Historias de mar y río en el atracadero
Con gotitas de agua dulce, el Guayas pinta las manos de Patricio Aponte. Cada madrugada este jaibero se sumerge en el profundo río, frente a la isla Puná. De sus entrañas arrebata los crustáceos de patas azuladas que exhibe a las 06:30 en el muelle de la Caraguay.
“Hoy cogí como unas 100, cada una cuesta un dólar”, dice mientras lidia con la amenaza de los animales que extienden sus largas tenazas para atacar.

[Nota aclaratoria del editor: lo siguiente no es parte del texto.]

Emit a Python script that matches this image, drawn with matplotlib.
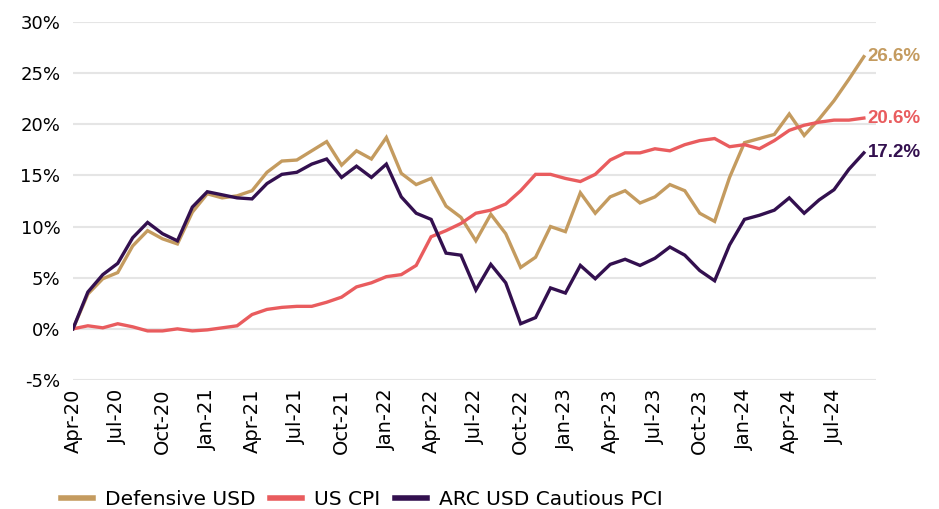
import matplotlib.pyplot as plt
import numpy as np

# monthly, Apr-20 .. Sep-24
defensive_usd = [0.0, 3.4, 4.9, 5.5, 8.1, 9.6, 8.8, 8.3, 11.4, 13.2, 12.8, 13.0,
                 13.5, 15.3, 16.4, 16.5, 17.4, 18.3, 16.0, 17.4, 16.6, 18.7, 15.2, 14.1,
                 14.7, 12.0, 10.9, 8.6, 11.2, 9.3, 6.0, 7.0, 10.0, 9.5, 13.3, 11.3,
                 12.9, 13.5, 12.3, 12.9, 14.1, 13.5, 11.3, 10.5, 14.8, 18.2, 18.6, 19.0,
                 21.0, 18.9, 20.5, 22.3, 24.4, 26.6]
us_cpi = [0.0, 0.3, 0.1, 0.5, 0.2, -0.2, -0.2, 0.0, -0.2, -0.1, 0.1, 0.3,
          1.4, 1.9, 2.1, 2.2, 2.2, 2.6, 3.1, 4.1, 4.5, 5.1, 5.3, 6.2,
          9.0, 9.6, 10.3, 11.3, 11.6, 12.2, 13.5, 15.1, 15.1, 14.7, 14.4, 15.1,
          16.5, 17.2, 17.2, 17.6, 17.4, 18.0, 18.4, 18.6, 17.8, 18.0, 17.6, 18.4,
          19.4, 19.9, 20.2, 20.4, 20.4, 20.6]
arc_cautious = [0.0, 3.6, 5.3, 6.4, 8.9, 10.4, 9.3, 8.6, 11.9, 13.4, 13.1, 12.8,
                12.7, 14.2, 15.1, 15.3, 16.1, 16.6, 14.8, 15.9, 14.8, 16.1, 12.9, 11.3,
                10.7, 7.4, 7.2, 3.8, 6.3, 4.5, 0.5, 1.1, 4.0, 3.5, 6.2, 4.9,
                6.3, 6.8, 6.2, 6.9, 8.0, 7.2, 5.7, 4.7, 8.2, 10.7, 11.1, 11.6,
                12.8, 11.3, 12.6, 13.6, 15.6, 17.2]

tick_labels = ['Apr-20', 'Jul-20', 'Oct-20', 'Jan-21', 'Apr-21', 'Jul-21', 'Oct-21',
               'Jan-22', 'Apr-22', 'Jul-22', 'Oct-22', 'Jan-23', 'Apr-23', 'Jul-23',
               'Oct-23', 'Jan-24', 'Apr-24', 'Jul-24']

series = [('Defensive USD', defensive_usd, '#C49B5F'),
          ('US CPI', us_cpi, '#E95C5E'),
          ('ARC USD Cautious PCI', arc_cautious, '#33104F')]

fig = plt.figure(figsize=(9.39, 5.09), dpi=100)
ax = fig.add_axes([0.0777, 0.2534, 0.855, 0.7036])

x = np.arange(len(defensive_usd))
for name, vals, col in series:
    ax.plot(x, vals, color=col, lw=2.4, label=name, solid_joinstyle='miter')
    ax.text(x[-1] + 0.25, vals[-1], f'{vals[-1]:.1f}%', color=col, fontsize=13.5,
            fontweight='bold', family='Liberation Sans', ha='left', va='center')

ax.set_xlim(0, 53.8)
ax.set_ylim(-5, 30)
ax.set_yticks(np.arange(-5, 31, 5))
ax.set_yticklabels([f'{v}%' for v in range(-5, 31, 5)], fontsize=13)
ax.set_xticks(x[::3])
ax.set_xticklabels(tick_labels, rotation=90, fontsize=14)
ax.tick_params(length=0, pad=6)
ax.tick_params(axis='y', pad=9)

ax.grid(axis='y', color='#E5E5E5', lw=1.5)
ax.set_axisbelow(True)
for s in ax.spines.values():
    s.set_visible(False)

leg = ax.legend(loc='lower left', bbox_to_anchor=(-0.03, -0.395), ncol=3, frameon=False,
                fontsize=14.5, handlelength=1.6, handletextpad=0.6, columnspacing=0.7,
                borderaxespad=0.2)
for line in leg.get_lines():
    line.set_linewidth(4)

plt.savefig('out.png', dpi=100)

El bullicio del mercado se pierde con la brisa. El silbido del Guayas envuelve los susurros de las parejas que se juran amor frente a los trasmayos anclados como cruces sobre el agua.
Doña Rosa Quimí es indiferente a los amores de puerto. Sabe que son efímeros. Tampoco le atrae el canto ronco de los hombres de río que entonan salsas y se mueven al compás. “Gitana, gitana…”, grita uno de los tantos. Para Rosa es rutina.

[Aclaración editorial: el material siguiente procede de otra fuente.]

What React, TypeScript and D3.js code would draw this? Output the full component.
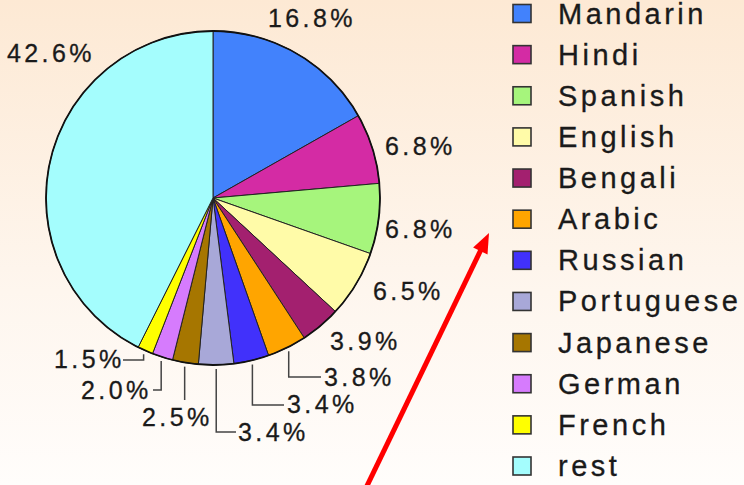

Desde las 05:00 la mujer de tez bronceada y cabellera larga se alista para descabezar camarones. Son cientos, tal vez miles. Son cuatro gavetas por día.
De pie, junto a un mesón curtido, la acompañan Elena Rodríguez y María Alarcón. A sus espaldas aguardan tres tanques repletos. Apenas son las 08:00.

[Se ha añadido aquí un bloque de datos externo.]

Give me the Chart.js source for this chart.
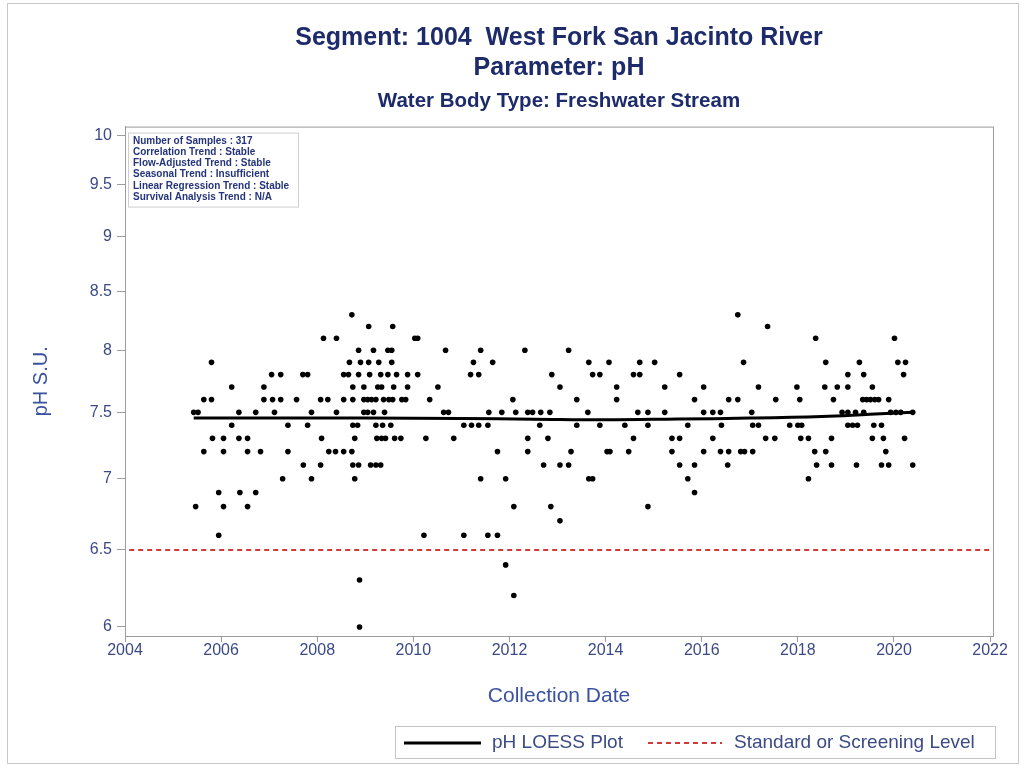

En otro mesón reposa el guayaipe, la corvina dorada, el picudo. “Aquí el marisco es fresco, del mar a la Caraguay”, cuenta el comerciante David Hidalgo.
Conchas, calamares, pulpo, camarones y cangrejo se exhiben en bandejas, en la picantería Yorqui, uno de los 30 puestos de comida del mercado.
La bandera es el plato popular. “Tiene encocado, ceviche, encebollado, pata gorda de cangrejo, arroz, salsa. Es bomba”, dice el cocinero Ricardo Quinto.
Otra vez en el muelle, un hombre de melena larga pesa un pedazo de picudo blanco en la balanza. Este pez puede llegar a pesar hasta 800 libras.
El pescado llega de Manta, Esmeraldas y Santa Elena. El Guayas solo da bagres. En un palito sobre su hombro don Jacinto Flores exhibe los ‘ bigototes’.
Agachado, por el peso de sus 81 años, recorre el atracadero. “Bagre para estofado y caldo, para que sea inteligente”. Ese ha sido su grito por casi 50 años, un eco que se perdió cuando la regeneración llegó al Mercado del Sur. Ahí comenzó. Ahora espera el ocaso en la Caraguay.